Steven Spielberg just might turn into a great director if only he'd stop sabotaging his movies. For the second time in as many films, he demolishes his product with a third act that renders all that's come before it void. It's as though Minority Report, set in a near future in which people travel by jet packs and magnetic cars that skitter up the sides of buildings, had its feet dipped in quick-dry concrete just before it crossed the finish line. It can barely move during its final half hour, which is a shame, because until then it's a frenetic, engaging ride a huge grin, not unlike the one Tom Cruise now hides behind his grown-up's braces.
After last summer's bummer, A.I. with which Minority Report shares a handful of themes and ideas, chief among them the way a husband and wife deal with the disappearance of a child Minority Report feels almost like a relief, a huge sigh expelled after the director shook the heavy ghost of Stanley Kubrick off his back.
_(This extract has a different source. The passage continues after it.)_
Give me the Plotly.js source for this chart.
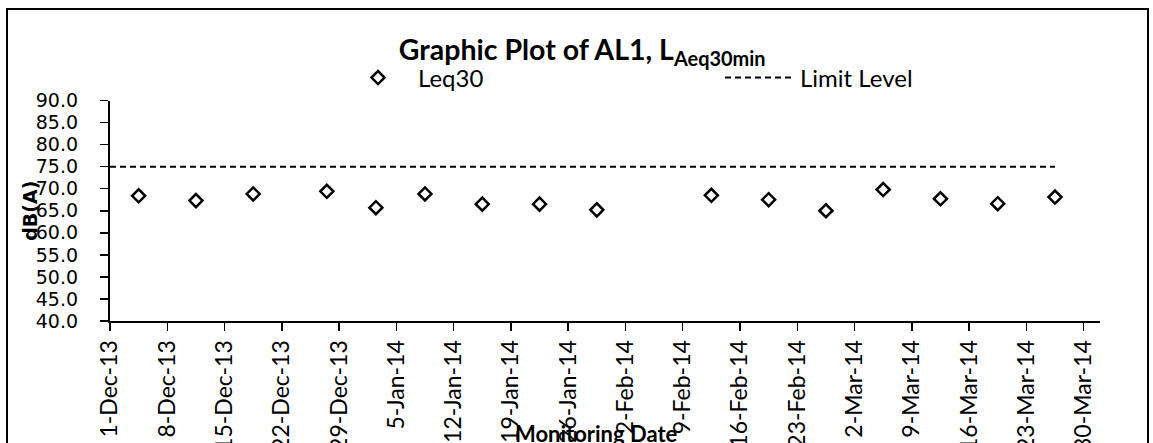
<!DOCTYPE html>
<html>
<head>
<meta charset="utf-8">
<script src="https://cdn.plot.ly/plotly-3.0.1.min.js"></script>
<style>
  html, body { margin: 0; padding: 0; background: #fff; overflow: hidden; }
  #wrap { position: relative; width: 1153px; height: 443px; }
  #chart { width: 1153px; height: 443px; }
  #frame { position: absolute; left: 6px; top: 8px; width: 1139px; height: 470px;
           border: 2px solid #000; pointer-events: none; }
</style>
</head>
<body>
<div id="wrap">
  <div id="chart"></div>
  <div id="frame"></div>
</div>
<script>
// Monitoring dates and measured LAeq30min values (dB(A))
const dates = ['2013-12-04','2013-12-11','2013-12-18','2013-12-27','2014-01-02','2014-01-08',
               '2014-01-15','2014-01-22','2014-01-29','2014-02-12','2014-02-19','2014-02-26',
               '2014-03-05','2014-03-12','2014-03-19','2014-03-26'];
const leq30 = [68.4, 67.3, 68.8, 69.4, 65.7, 68.8, 66.5, 66.5, 65.2,
               68.5, 67.5, 65.0, 69.8, 67.7, 66.6, 68.1];
// Limit level
const limitDates = ['2013-12-01', '2014-03-26'];
const limitLevel = [75, 75];
// Axis settings
const xStart = '2013-12-01';
const xEnd = '2014-04-01';
const yMin = 40, yMax = 90;

// Excel date axis places each day's value mid-day (between tick marks)
const midDay = d => d + ' 12:00';

const traces = [
  {
    x: dates.map(midDay), y: leq30, name: 'Leq30', type: 'scatter', mode: 'markers',
    marker: { symbol: 'diamond-open', size: 10, color: '#000', line: { color: '#000', width: 2.5 } },
    cliponaxis: false
  },
  {
    x: limitDates.map((d, i) => i === 0 ? d : midDay(d)), y: limitLevel, name: 'Limit Level',
    type: 'scatter', mode: 'lines',
    line: { color: '#000', width: 2, dash: '6px,4px' }
  }
];

const layout = {
  width: 1153, height: 443,
  margin: { l: 110, r: 53, t: 97, b: 122 },
  paper_bgcolor: '#fff', plot_bgcolor: '#fff',
  showlegend: true,
  title: {
    text: 'Graphic Plot of AL1, L<sub>Aeq30min</sub>',
    font: { family: 'Lato, sans-serif', size: 28.5, color: '#000', weight: 'bold' },
    xref: 'paper', x: 0.477, xanchor: 'center',
    yref: 'container', y: 1 - 50 / 443, yanchor: 'middle'
  },
  legend: {
    orientation: 'h', xref: 'paper', yref: 'container',
    x: 0.2303, xanchor: 'left', y: 1 - 78 / 443, yanchor: 'middle',
    font: { family: 'Lato, sans-serif', size: 24, color: '#000' },
    itemwidth: 70, entrywidth: 297, entrywidthmode: 'pixels',
    bgcolor: 'rgba(0,0,0,0)'
  },
  xaxis: {
    type: 'date', range: [xStart, xEnd],
    tick0: xStart, dtick: 7 * 24 * 3600 * 1000, tickformat: '%-d-%b-%y',
    tickangle: -90, ticks: 'outside', ticklen: 8, tickwidth: 1.5, tickcolor: '#000',
    showline: true, linecolor: '#000', linewidth: 2, showgrid: false, zeroline: false,
    tickfont: { family: 'Lato, sans-serif', size: 23, color: '#000' },
    fixedrange: true
  },
  yaxis: {
    range: [yMin, yMax], dtick: 5, tickformat: '.1f', ticksuffix: '\u00a0\u00a0\u00a0',
    ticks: 'outside', ticklen: 8, tickwidth: 1.5, tickcolor: '#000',
    showline: true, linecolor: '#000', linewidth: 2, showgrid: false, zeroline: false,
    tickfont: { family: 'DejaVu Sans, sans-serif', size: 19, color: '#000' },
    fixedrange: true
  },
  annotations: [
    {
      text: '<b>dB(A)</b>', xref: 'paper', yref: 'paper', x: 0, y: 0.5,
      xanchor: 'center', yanchor: 'middle', xshift: -80, textangle: -90, showarrow: false,
      font: { family: 'DejaVu Sans, sans-serif', size: 19, color: '#000' }
    },
    {
      text: '<b>Monitoring Date</b>', xref: 'paper', yref: 'paper', x: 0.491, y: 0,
      xanchor: 'center', yanchor: 'middle', yshift: -112, showarrow: false,
      font: { family: 'Lato, sans-serif', size: 22, color: '#000' }
    }
  ]
};

Plotly.newPlot('chart', traces, layout, { displayModeBar: false, staticPlot: true });
</script>
</body>
</html>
You can almost see Spielberg beaming behind the camera, so excited is he to play with new toys (animated cereal boxes and newspaper front pages, cell phones the size of a quarter, eye-recognition software, police-issued "sick sticks" that render a renegade extremely nauseous) and an actor built for speed. Those who dismiss Cruise as a blank slate, as more movie star than actor, often fail to recognize that it's his very nothingness that makes him so engaging. He's never more believable than when playing someone who's absolutely lost and out of place.
The screenplay, by Scott Frank (Out of Sight) and novice Jon Cohen, remains true to the original Philip K. Dick story only in spirit. The hero of the original story, a good cop being forced out of his job by an unctuous and ambitious comer, introduces himself as "bald and fat and old," the antithesis of Cruise's John Anderton. That's fine, and it's also a shame. Dick's story knew where to end around the time Dick, whose stories have inspired such films as Blade Runner, Total Recall, Screamers and this year's Impostor, proffered the notion that there's no such thing as free will. Spielberg's version says just the opposite, and it's a feel-good sentiment curiously and awkwardly affixed to yet another Spielberg movie just begging to feel awful.
The movie, set in the year 2054, retains only Dick's premise. In the near future, three precognitives (including one played by Sweet and Lowdown's Samantha Morton) can detect a murder before it happens. These orphans, the grown children of junkies, float in a tank of water, marinating in deep thought. Their visions which Anderton sorts through the way John Williams conducts an orchestra, dismissing the effluvia to get to the good stuff with a well-choreographed sweep of the hand are all the evidence Anderton's "Precrime" division needs to convict. Though no crime has actually been committed, these criminals (or precriminals, if you will) are banished to a storage facility, piled one atop the other like so much cordwood or so many caskets. That labyrinth, run by Gideon (O Brother, Where Art Thou?'s Tim Blake Nelson), looks like the warehouse from Raiders of the Lost Ark's finale (or, yes, Citizen Kane). It's a dazzling vision, just one grand joke in a film overflowing with movie parodies and pop-culture sight gags, including a few set in a shopping mall blaring "Moon River" from its PA system.
Anderton's a true believer in the system, a driven boss and well-managed wreck. He blames himself for the disappearance and death of his son, which ruined his marriage and rendered him a fanatical cop by day and a drug addict by night. He huffs an inhaler offering "clarity," then cues up three-dimensional home movies of his long-lost family; for just a moment he's whole again, a stoner kept company by vestigial memories.
But the fanatic becomes the hunted, when Anderton's accused of a murder the precogs insist he will commit. That's when the movie finally takes off, as Anderton has to run not only from his colleagues, including his superior, played by Max von Sydow, but also from Detective Witwer (Colin Farrell), a smirky government official bent on running Precrime. Minority Report becomes one long, capricious chase through Washington, D.C.'s back alleys, through a Lexus factory, into the seedy digs of a disgraced eye doctor (Peter Stormare, starring in his third film in as many weeks), through a Gap store blaring Billie Holiday, and into an outlaw fun factory where patrons can have virtual sex or commit virtual murder. Spielberg insists the nightmarish middle section of A.I., with its horrific Flesh Fair and carnal Rouge City, was his true contribution to that movie. Minority Report, so much of which is covered in grime and smut, fleshes out that obsession with the deviant fetishes of the seemingly normal.
The first two-thirds of Minority Report are such a good time that what happens at film's end doesn't quite obliterate it. The echoes still resonate, even when the director and screenwriters try to drown them out with ridiculous plot twists and an ending that the movie (and audience) doesn't deserve. Spielberg is grown-up (you get the sense he's dying to make a really dirty movie), but he's still somehow stunted: He wants you to leave the theater smiling but not thinking very hard.